Bernie Sanders was leading comfortably in California one day after the Democratic Super Tuesday primaries, as US media cautiously refrained from declaring him winner in the state with the largest delegate count.
With approximately 80 percent of precincts reporting, the Vermont senator was ahead with 33 percent of votes against 24 percent for former vice president Joe Biden, who represents the more moderate wing of the party.
A victory would allow Sanders, a self-declared democratic socialist, to engage in a drawn-out campaign with Biden, who reaped an electoral bonanza, winning in a majority of the 14 states that voted Tuesday. The last state called for Biden was Maine.

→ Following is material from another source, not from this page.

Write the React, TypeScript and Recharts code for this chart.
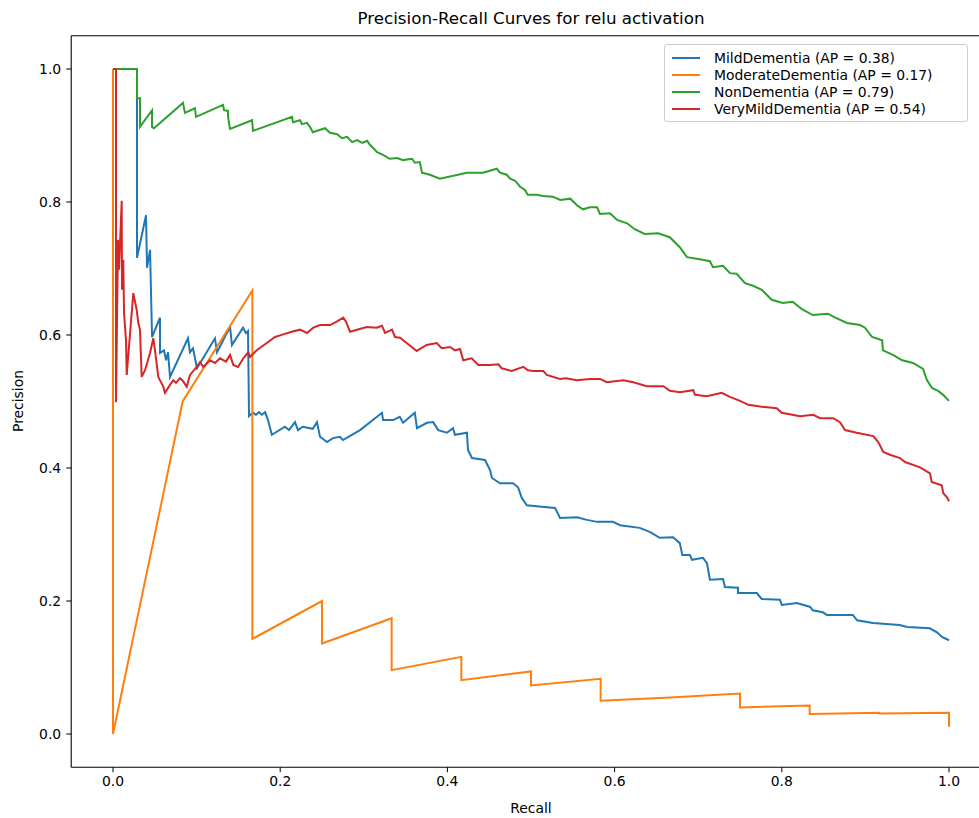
import React from 'react';
import { LineChart, Line, XAxis, YAxis, ReferenceLine } from 'recharts';

const xTicks = [0, 0.2, 0.4, 0.6, 0.8, 1.0];
const yTicks = [0, 0.2, 0.4, 0.6, 0.8, 1.0];

const seriesNames = [
  'MildDementia (AP = 0.38)',
  'ModerateDementia (AP = 0.17)',
  'NonDementia (AP = 0.79)',
  'VeryMildDementia (AP = 0.54)',
];
const seriesColors = ['#1f77b4', '#ff7f0e', '#2ca02c', '#d62728'];

// [recall, precision]
const mildDementia: [number, number][] = [
  [0, 1.0], [0.0287, 1.0], [0.0287, 0.716], [0.0395, 0.78], [0.0407, 0.701], [0.0443, 0.728],
  [0.0467, 0.597], [0.0562, 0.626], [0.0562, 0.573], [0.061, 0.577], [0.0634, 0.562], [0.0658, 0.574],
  [0.0682, 0.537], [0.0897, 0.595], [0.0921, 0.574], [0.0957, 0.58], [0.1005, 0.55], [0.122, 0.595],
  [0.1244, 0.574], [0.14, 0.612], [0.1423, 0.585], [0.1555, 0.611], [0.159, 0.603], [0.1615, 0.606],
  [0.1627, 0.478], [0.1675, 0.483], [0.171, 0.48], [0.1746, 0.484], [0.178, 0.48], [0.182, 0.484],
  [0.1854, 0.472], [0.19, 0.45], [0.2057, 0.462], [0.2105, 0.457], [0.2177, 0.469], [0.2213, 0.457],
  [0.227, 0.462], [0.239, 0.459], [0.244, 0.469], [0.2476, 0.447], [0.256, 0.439], [0.263, 0.445],
  [0.2715, 0.447], [0.275, 0.442], [0.2955, 0.457], [0.3218, 0.483], [0.323, 0.472], [0.335, 0.472],
  [0.343, 0.477], [0.347, 0.468], [0.361, 0.483], [0.3636, 0.46], [0.3756, 0.468], [0.383, 0.469],
  [0.389, 0.457], [0.3995, 0.453], [0.4067, 0.46], [0.409, 0.45], [0.4234, 0.453], [0.4246, 0.427],
  [0.4294, 0.415], [0.445, 0.412], [0.451, 0.397], [0.4533, 0.385], [0.463, 0.377], [0.4785, 0.377],
  [0.4845, 0.371], [0.489, 0.355], [0.495, 0.344], [0.519, 0.341], [0.5287, 0.34], [0.5347, 0.325],
  [0.555, 0.326], [0.567, 0.322], [0.579, 0.319], [0.598, 0.319], [0.6065, 0.314], [0.63, 0.31],
  [0.642, 0.304], [0.654, 0.295], [0.67, 0.296], [0.678, 0.287], [0.681, 0.269], [0.69, 0.269],
  [0.6926, 0.262], [0.7057, 0.265], [0.7105, 0.257], [0.714, 0.232], [0.7297, 0.233], [0.732, 0.221],
  [0.7476, 0.22], [0.7476, 0.212], [0.77, 0.212], [0.776, 0.203], [0.7978, 0.202], [0.8, 0.194],
  [0.818, 0.197], [0.834, 0.191], [0.837, 0.186], [0.849, 0.183], [0.854, 0.179], [0.885, 0.179],
  [0.89, 0.171], [0.909, 0.167], [0.941, 0.164], [0.95, 0.161], [0.977, 0.159], [0.9856, 0.153],
  [0.9916, 0.146], [1.0, 0.141],
];

const moderateDementia: [number, number][] = [
  [0, 1.0], [0, 0.0], [0.0833, 0.5], [0.1667, 0.667], [0.1667, 0.143], [0.25, 0.2], [0.25, 0.136],
  [0.3333, 0.174], [0.3333, 0.096], [0.4167, 0.116], [0.4167, 0.081], [0.5, 0.094], [0.5, 0.073],
  [0.5833, 0.083], [0.5833, 0.05], [0.6667, 0.055], [0.75, 0.061], [0.75, 0.04], [0.8333, 0.043],
  [0.8333, 0.03], [0.9167, 0.032], [0.9167, 0.031], [1.0, 0.032], [1.0, 0.011],
];

const nonDementia: [number, number][] = [
  [0, 1.0], [0.0287, 1.0], [0.0287, 0.956], [0.0323, 0.956], [0.0323, 0.913], [0.0467, 0.938],
  [0.0467, 0.913], [0.049, 0.911], [0.0837, 0.949], [0.0861, 0.934], [0.098, 0.941], [0.0993, 0.928],
  [0.1316, 0.946], [0.1328, 0.938], [0.1376, 0.937], [0.1376, 0.928], [0.14, 0.91], [0.1663, 0.923],
  [0.1675, 0.907], [0.2141, 0.928], [0.2153, 0.92], [0.2237, 0.923], [0.226, 0.917], [0.232, 0.919],
  [0.2356, 0.913], [0.239, 0.905], [0.2536, 0.911], [0.2596, 0.904], [0.268, 0.902], [0.274, 0.896],
  [0.28, 0.898], [0.286, 0.89], [0.292, 0.893], [0.298, 0.889], [0.304, 0.892], [0.3074, 0.886],
  [0.316, 0.875], [0.323, 0.871], [0.331, 0.865], [0.34, 0.866], [0.347, 0.863], [0.3577, 0.865],
  [0.361, 0.859], [0.367, 0.86], [0.3696, 0.844], [0.379, 0.841], [0.391, 0.835], [0.4234, 0.844],
  [0.435, 0.844], [0.4426, 0.844], [0.459, 0.85], [0.463, 0.844], [0.471, 0.841], [0.475, 0.835],
  [0.481, 0.832], [0.487, 0.823], [0.4928, 0.818], [0.496, 0.811], [0.507, 0.811], [0.514, 0.809],
  [0.526, 0.808], [0.535, 0.803], [0.547, 0.805], [0.555, 0.795], [0.562, 0.789], [0.5706, 0.792],
  [0.579, 0.792], [0.5825, 0.782], [0.5945, 0.783], [0.603, 0.773], [0.615, 0.768], [0.624, 0.759],
  [0.636, 0.752], [0.652, 0.753], [0.666, 0.747], [0.678, 0.732], [0.6866, 0.717], [0.702, 0.714],
  [0.714, 0.711], [0.7177, 0.702], [0.7297, 0.704], [0.738, 0.693], [0.746, 0.692], [0.756, 0.678],
  [0.7656, 0.674], [0.776, 0.668], [0.788, 0.653], [0.801, 0.648], [0.813, 0.65], [0.824, 0.639],
  [0.837, 0.63], [0.855, 0.632], [0.864, 0.626], [0.878, 0.618], [0.8935, 0.615], [0.8995, 0.611],
  [0.908, 0.597], [0.92, 0.592], [0.921, 0.577], [0.933, 0.57], [0.944, 0.562], [0.957, 0.558],
  [0.969, 0.549], [0.9737, 0.532], [0.98, 0.52], [0.987, 0.516], [0.993, 0.51], [1.0, 0.501],
];

const veryMildDementia: [number, number][] = [
  [0, 1.0], [0.0036, 1.0], [0.0036, 0.499], [0.006, 0.743], [0.0072, 0.698], [0.0104, 0.802],
  [0.0108, 0.668], [0.0123, 0.713], [0.0132, 0.633], [0.0156, 0.592], [0.0164, 0.54], [0.0243, 0.663],
  [0.0283, 0.638], [0.0303, 0.618], [0.0323, 0.608], [0.0343, 0.537], [0.0383, 0.547], [0.0443, 0.573],
  [0.0482, 0.595], [0.0502, 0.577], [0.0542, 0.537], [0.0602, 0.522], [0.0622, 0.513], [0.0682, 0.525],
  [0.0721, 0.532], [0.0754, 0.528], [0.0801, 0.535], [0.0837, 0.531], [0.0882, 0.522], [0.0921, 0.54],
  [0.1001, 0.552], [0.1041, 0.559], [0.108, 0.552], [0.116, 0.562], [0.122, 0.558], [0.128, 0.565],
  [0.1352, 0.56], [0.14, 0.57], [0.1439, 0.555], [0.1495, 0.552], [0.1559, 0.565], [0.1618, 0.574],
  [0.1639, 0.567], [0.1719, 0.577], [0.1839, 0.588], [0.1938, 0.597], [0.2037, 0.601], [0.2138, 0.605],
  [0.2237, 0.608], [0.232, 0.603], [0.2396, 0.611], [0.2476, 0.615], [0.2596, 0.615], [0.2676, 0.62],
  [0.2755, 0.626], [0.2787, 0.62], [0.2835, 0.605], [0.2919, 0.608], [0.3035, 0.612], [0.3154, 0.611],
  [0.3218, 0.614], [0.3254, 0.603], [0.3337, 0.608], [0.3373, 0.597], [0.3433, 0.596], [0.3513, 0.588],
  [0.3633, 0.576], [0.3752, 0.585], [0.3872, 0.588], [0.3932, 0.58], [0.4031, 0.582], [0.4091, 0.577],
  [0.4151, 0.579], [0.419, 0.562], [0.4291, 0.565], [0.437, 0.555], [0.451, 0.555], [0.4609, 0.556],
  [0.4649, 0.55], [0.4769, 0.546], [0.4908, 0.552], [0.4964, 0.547], [0.5027, 0.546], [0.5147, 0.546],
  [0.5188, 0.54], [0.5347, 0.534], [0.5419, 0.535], [0.5547, 0.532], [0.5706, 0.534], [0.5825, 0.534],
  [0.5906, 0.529], [0.6104, 0.532], [0.6224, 0.529], [0.6384, 0.523], [0.6583, 0.523], [0.6663, 0.516],
  [0.6782, 0.514], [0.6941, 0.517], [0.6962, 0.51], [0.7102, 0.508], [0.7281, 0.513], [0.738, 0.507],
  [0.75, 0.501], [0.7599, 0.495], [0.776, 0.492], [0.7939, 0.49], [0.7999, 0.483], [0.8218, 0.478],
  [0.8377, 0.48], [0.8457, 0.475], [0.8616, 0.475], [0.8696, 0.469], [0.8756, 0.457], [0.8896, 0.453],
  [0.9094, 0.448], [0.9154, 0.439], [0.9214, 0.424], [0.9294, 0.42], [0.9414, 0.415], [0.9474, 0.409],
  [0.9653, 0.401], [0.9773, 0.392], [0.9793, 0.379], [0.9913, 0.374], [0.9932, 0.362], [0.998, 0.355],
  [1.0, 0.35],
];

const allSeries = [mildDementia, moderateDementia, nonDementia, veryMildDementia];

const FONT = '"DejaVu Sans", sans-serif';

const toRows = (pts: [number, number][]) => pts.map(([r, p]) => ({ r, p }));

export default function App() {
  return (
    <div style={{ position: 'absolute', left: 0, top: 0, width: 979, height: 818, overflow: 'hidden', background: '#fff', fontFamily: FONT }}>
      <LineChart width={1000} height={818} margin={{ top: 35.75, right: 9.2, left: 0, bottom: 0 }}>
        <XAxis
          dataKey="r"
          type="number"
          domain={[-0.05, 1.05]}
          allowDataOverflow
          ticks={xTicks}
          tickFormatter={(v: number) => v.toFixed(1)}
          height={50.75}
          tickSize={5}
          tickMargin={4}
          tick={{ fill: '#000', fontSize: 13.9, fontFamily: FONT }}
          tickLine={{ stroke: '#000', strokeWidth: 1 }}
          axisLine={{ stroke: '#000', strokeWidth: 1.1 }}
        />
        <YAxis
          type="number"
          domain={[-0.05, 1.05]}
          allowDataOverflow
          ticks={yTicks}
          tickFormatter={(v: number) => v.toFixed(1)}
          width={71.2}
          tickSize={5}
          tickMargin={5}
          tick={{ fill: '#000', fontSize: 13.9, fontFamily: FONT }}
          tickLine={{ stroke: '#000', strokeWidth: 1 }}
          axisLine={{ stroke: '#000', strokeWidth: 1.1 }}
        />
        <ReferenceLine y={1.05} stroke="#000" strokeWidth={1.1} ifOverflow="visible" />
        {allSeries.map((s, i) => (
          <Line
            key={seriesNames[i]}
            data={toRows(s)}
            dataKey="p"
            type="linear"
            stroke={seriesColors[i]}
            strokeWidth={2}
            dot={false}
            activeDot={false}
            isAnimationActive={false}
            name={seriesNames[i]}
          />
        ))}
      </LineChart>

      <div style={{ position: 'absolute', left: 231, top: 8, width: 600, textAlign: 'center', fontSize: 16.7, lineHeight: '20px', color: '#000' }}>
        Precision-Recall Curves for relu activation
      </div>
      <div style={{ position: 'absolute', left: 431, top: 799, width: 200, textAlign: 'center', fontSize: 13.9, lineHeight: '18px', color: '#000' }}>
        Recall
      </div>
      <div style={{ position: 'absolute', left: 18 - 100, top: 401 - 9, width: 200, textAlign: 'center', fontSize: 13.9, lineHeight: '18px', color: '#000', transform: 'rotate(-90deg)' }}>
        Precision
      </div>

      <div style={{ position: 'absolute', left: 664, top: 44, width: 304, height: 78, boxSizing: 'border-box', border: '1px solid #cccccc', borderRadius: 3, background: 'rgba(255,255,255,0.8)' }}>
        {seriesNames.map((n, i) => (
          <div key={n} style={{ position: 'absolute', left: 0, top: 4 + i * 17, height: 17, display: 'flex', alignItems: 'center' }}>
            <div style={{ marginLeft: 7, width: 28, height: 2, background: seriesColors[i] }} />
            <div style={{ marginLeft: 14, fontSize: 13.9, color: '#000', whiteSpace: 'nowrap' }}>{n}</div>
          </div>
        ))}
      </div>
    </div>
  );
}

Billionaire Michael Bloomberg, who invested a record $500 million from his personal fortune in advertising before dropping out of the race Wednesday and endorsing Biden, was teetering on the edge of the 15 percent threshold necessary to obtain California delegates.
Massachusetts Senator Elizabeth Warren – who came in a disastrous third in her own state and was reportedly considering whether to drop out and, if so, whether to endorse Sanders or Biden – fell well below the California delegates cutoff.
Despite Sanders’s lead in California, which is the country’s most populous state and a bastion of the American left, most media did not call the race.
Californians could vote by mail until Tuesday, and their incoming ballots could narrow the gap, particularly if they decided to vote after Biden began gaining speed with a landslide win in South Carolina on Saturday and the endorsements of three former rivals, Pete Buttigieg Amy Klobuchar and Beto O’Rourke.
In the 2016 California Democratic primary, it took nearly a month to count all ballots in the race between Hillary Clinton and Bernie Sanders, with the gap in favor of the former narrowing significantly.